Quick Note Ahead of Trump’s Address on Thursday
He’s priming the field
Trump is going to tell you Georgia’s Senate seats were stolen and he is going to use this as a basis to try to cancel the midterms.
Here are the facts:
He has already floated canceling the midterms twice this year. In January he told Reuters, talking about the midterms and the seats Republicans could lose, “we shouldn’t even have an election.” He said something similar to a room full of House Republicans.
The White House said he was joking. When a reporter asked whether the President finds canceling elections funny, the press secretary asked him if he had been in the room.
He can’t cancel them. No president can. The dates are set by statute and the elections are run by thousands of local officials in every state. Even the Republican former recorder of Maricopa County says the idea misunderstands how elections actually work.
Here’s what he’s doing instead: sowing distrust in elections so much that they can try to call off the elections.
Georgia Public Broadcasting went and counted. In the 1,387 precincts Trump won in November 2020, about 310,000 fewer people voted in the January runoffs. Ossoff won by 55,000. Warnock by 94,000. The dropoff in Trump’s own precincts was more than double both margins combined.
The Atlanta Journal-Constitution went through the voting records and found 752,000 Georgians who cast a ballot in November and never came back in January. More than half were white. Many were rural. The steepest drops came in Marjorie Taylor Greene’s district and Buddy Carter’s.
Their poll found that more than three quarters of Georgia Republicans believed there had been widespread fraud. Four percent of Democrats did.
They found one of the men who stayed home. Craig Roland, 61, of Rome, Georgia. He told them he didn’t believe his vote would count. “What good would it have done to vote?” He said he doesn’t know if he’ll ever vote again.
He didn’t lose those seats to fraud. He talked his own voters out of voting, and Craig Roland is still not voting.
Here is what he did about it.
January 5, 9:03 in the morning. Kurt Olsen, who has spent years denying the 2020 election and now works in the White House, formally refers Fulton County to the Justice Department.
January 5, 8:36 that night. The same day. DOJ files to dismiss the civil lawsuit it had been using to try to obtain Fulton County’s ballots.
January 28. FBI agents carry nearly 700 boxes out of the Fulton County elections warehouse. The original ballots. The tabulator tapes.
The ballot images. Georgia’s 2020 voter rolls. Legal experts told CNN the case moved unusually fast for its kind.

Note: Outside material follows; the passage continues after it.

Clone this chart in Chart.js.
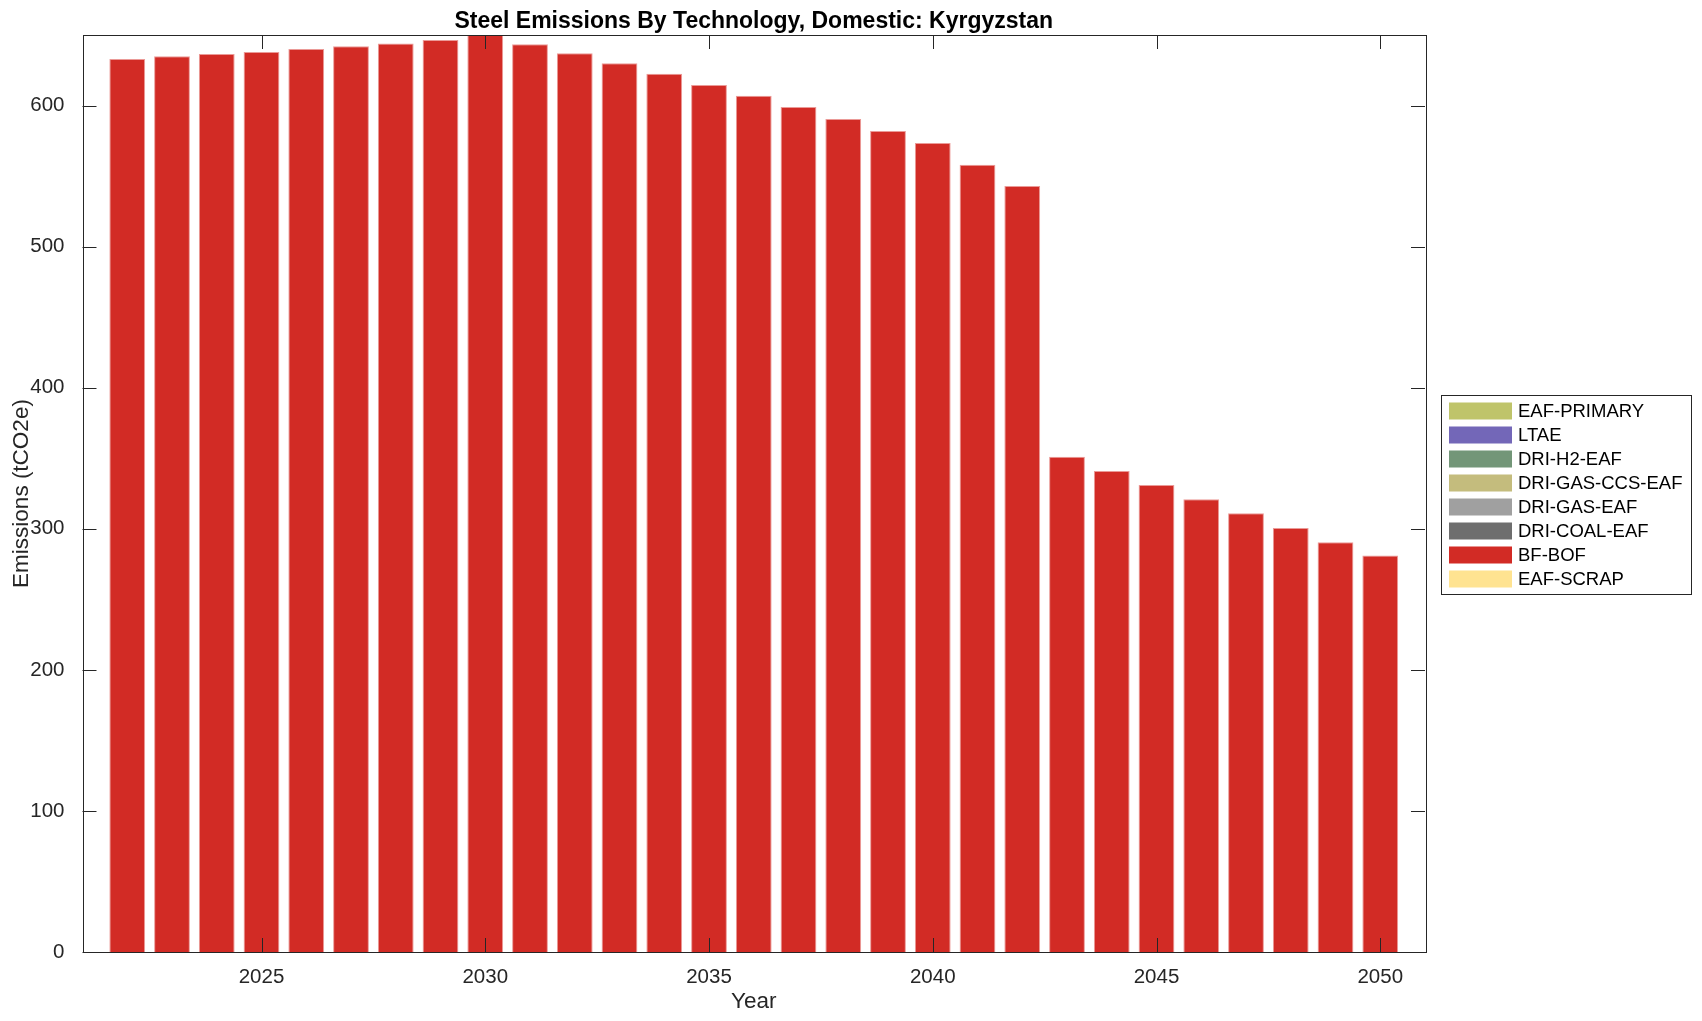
<!DOCTYPE html>
<html>
<head>
<meta charset="utf-8">
<script src="https://cdn.jsdelivr.net/npm/chart.js@4.4.1/dist/chart.umd.min.js"></script>
<style>
  html, body { margin: 0; padding: 0; background: #ffffff; }
  #wrap { width: 1702px; height: 1021px; }
</style>
</head>
<body>
<div id="wrap"><canvas id="chart" width="1702" height="1021"></canvas></div>
<script>
// data
const years = [2022, 2023, 2024, 2025, 2026, 2027, 2028, 2029, 2030, 2031, 2032, 2033, 2034, 2035,
  2036, 2037, 2038, 2039, 2040, 2041, 2042, 2043, 2044, 2045, 2046, 2047, 2048, 2049, 2050];
const bfBof = [633, 635, 636.5, 638, 640, 642, 644, 646.5, 650, 643.5, 637, 630, 622.5, 614.5,
  607, 599, 590.5, 582, 573.5, 558, 543, 351, 341, 331, 321, 311, 300.5, 290.5, 281];
const noEmissions = [0, 0, 0, 0, 0, 0, 0, 0, 0, 0, 0, 0, 0, 0, 0, 0, 0, 0, 0, 0, 0, 0, 0, 0, 0, 0, 0, 0, 0];
const technologies = ["EAF-PRIMARY", "LTAE", "DRI-H2-EAF", "DRI-GAS-CCS-EAF", "DRI-GAS-EAF",
  "DRI-COAL-EAF", "BF-BOF", "EAF-SCRAP"];
const xTicks = [2025, 2030, 2035, 2040, 2045, 2050];
const yTicks = [0, 100, 200, 300, 400, 500, 600];

const techColors = ["#bfc46a", "#7367b8", "#739678", "#c4bc7d", "#a0a0a0", "#6e6e6e", "#d22b25", "#ffe391"];
const axisColor = "#262626";
const fontFamily = "'Liberation Sans', Arial, Helvetica, sans-serif";

const datasets = technologies.map((name, i) => ({
  label: name,
  data: years.map((yr, j) => ({ x: yr, y: name === "BF-BOF" ? bfBof[j] : noEmissions[j] })),
  backgroundColor: techColors[i],
  borderColor: name === "BF-BOF" ? "#eb9a97" : techColors[i],
  borderWidth: name === "BF-BOF" ? 1 : 0,
  barPercentage: 0.8,
  categoryPercentage: 1.0,
}));

// frame, inward ticks, title and legend drawn MATLAB-style
const matlabAxes = {
  id: "matlabAxes",
  afterDraw(chart) {
    const { ctx, chartArea: a, scales } = chart;
    const tick = 14;
    ctx.save();
    ctx.strokeStyle = axisColor;
    ctx.lineWidth = 1;
    ctx.beginPath();
    xTicks.forEach((v) => {
      const px = Math.round(scales.x.getPixelForValue(v)) + 0.5;
      ctx.moveTo(px, a.bottom); ctx.lineTo(px, a.bottom - tick);
      ctx.moveTo(px, a.top); ctx.lineTo(px, a.top + tick);
    });
    yTicks.forEach((v) => {
      const py = Math.round(scales.y.getPixelForValue(v)) + 0.5;
      ctx.moveTo(a.left, py); ctx.lineTo(a.left + tick, py);
      ctx.moveTo(a.right, py); ctx.lineTo(a.right - tick, py);
    });
    ctx.stroke();
    ctx.strokeRect(Math.round(a.left) + 0.5, Math.round(a.top) + 0.5,
      Math.round(a.right - a.left), Math.round(a.bottom - a.top));

    // title
    ctx.fillStyle = "#000000";
    ctx.font = "bold 23px " + fontFamily;
    ctx.textAlign = "center";
    ctx.textBaseline = "alphabetic";
    ctx.fillText("Steel Emissions By Technology, Domestic: Kyrgyzstan", (a.left + a.right) / 2, 27.5);

    // legend
    const lx = 1441, ly = 395, lw = 250, lh = 199;
    ctx.fillStyle = "#ffffff";
    ctx.fillRect(lx, ly, lw, lh);
    ctx.strokeStyle = axisColor;
    ctx.strokeRect(lx + 0.5, ly + 0.5, lw, lh);
    ctx.font = "18.5px " + fontFamily;
    ctx.textAlign = "left";
    ctx.textBaseline = "middle";
    chart.data.datasets.forEach((ds, i) => {
      const cy = 411 + i * 24;
      ctx.fillStyle = ds.backgroundColor;
      ctx.fillRect(1449, cy - 8.5, 63, 17);
      ctx.fillStyle = "#000000";
      ctx.fillText(ds.label, 1518, cy + 1);
    });
    ctx.restore();
  },
};

new Chart(document.getElementById("chart").getContext("2d"), {
  type: "bar",
  data: { datasets },
  options: {
    responsive: false,
    animation: false,
    layout: { padding: { left: 0, right: 277, top: 35, bottom: 0 } },
    plugins: {
      legend: { display: false },
      title: { display: false },
      tooltip: { enabled: false },
    },
    scales: {
      x: {
        type: "linear",
        stacked: true,
        offset: false,
        min: 2021,
        max: 2051,
        grid: { display: false },
        border: { display: false },
        afterBuildTicks: (scale) => { scale.ticks = xTicks.map((v) => ({ value: v })); },
        ticks: {
          padding: 5,
          color: axisColor,
          font: { family: fontFamily, size: 20.5 },
          maxRotation: 0,
          autoSkip: false,
          callback: (v) => String(v),
        },
        title: {
          display: true,
          text: "Year",
          color: axisColor,
          font: { family: fontFamily, size: 22.5 },
          padding: { top: 0, bottom: 6 },
        },
        afterFit: (scale) => { scale.height = 69; },
      },
      y: {
        stacked: true,
        min: 0,
        max: 650,
        grid: { display: false },
        border: { display: false },
        afterBuildTicks: (scale) => { scale.ticks = yTicks.map((v) => ({ value: v })); },
        ticks: {
          padding: 10,
          color: axisColor,
          font: { family: fontFamily, size: 20.5 },
        },
        title: {
          display: true,
          text: "Emissions (tCO2e)",
          color: axisColor,
          font: { family: fontFamily, size: 22.5 },
          padding: { top: 8, bottom: 0 },
        },
        afterFit: (scale) => { scale.width = 82.5; },
      },
    },
  },
  plugins: [matlabAxes],
});
</script>
</body>
</html>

That timeline is not mine. It is the Justice Department’s own, filed in court after a federal judge ordered them to produce it. Fulton County told the judge what they believe it was: a pretext to get records this administration could not secure through the civil process.
The chairman of the county commission said he was never told where the ballots went, and that he can no longer assure anyone they are secure.
The Director of National Intelligence, Tulsi Gabbard, was at the warehouse in person. At a county ballot depot in Union City, Georgia.
His own Justice Department, in his first term, found no evidence of fraud that could have changed 2020.
On Thursday he is expected to announce newly declassified intelligence reports that, in MS NOW’s careful wording, the White House says reveal foreign plans to interfere in the 2020 election. Read that phrasing again. Nobody is reporting that the documents show it. They are reporting that the White House says they do.
The Director of National Intelligence is the person who declassifies intelligence.
He told the New York Times that he always respects the results of elections, and then that the elections in this country are rigged. The election that has not happened yet is in November. By then the agency that certifies America’s voting machines will still have zero members and still be unable to act. The Justice Department will still be holding Georgia’s ballots.
He is not investigating the last election. He is building the case against the next one.
Georgia is not the exception. It's the model.
His DOJ is suing two dozen states for their voter rolls. Courts have repeatedly ruled these demands illegal.
It sent monitors into six states. Five have Democratic governors. Detroit's clerk says the monitors DOJ cited in its own letter were never there.
It sent letters to all fifty states threatening election officials with criminal prosecution.
One state’s ballots. Twenty-four states’ voter rolls. Fifty states’ officials. The machines themselves.
And last week he fired both Democratic commissioners of the Election Assistance Commission by email.
The Republican had already quit. The agency that certifies America’s voting machines has zero members and cannot act.
Raphael Warnock, one of the two senators Trump is about to call illegitimate, already told you what it's for: he is rigging the rules ahead of the midterms.
And the logic doesn't make sense:
Warnock has won 2 primaries, 2 generals, and 2 run offs.
Ossoff had to win a primary, a general, and a runoff.
Every piece of that was in place before a single vote is cast in November.
Thursday isn’t about 2020. It’s about 2026.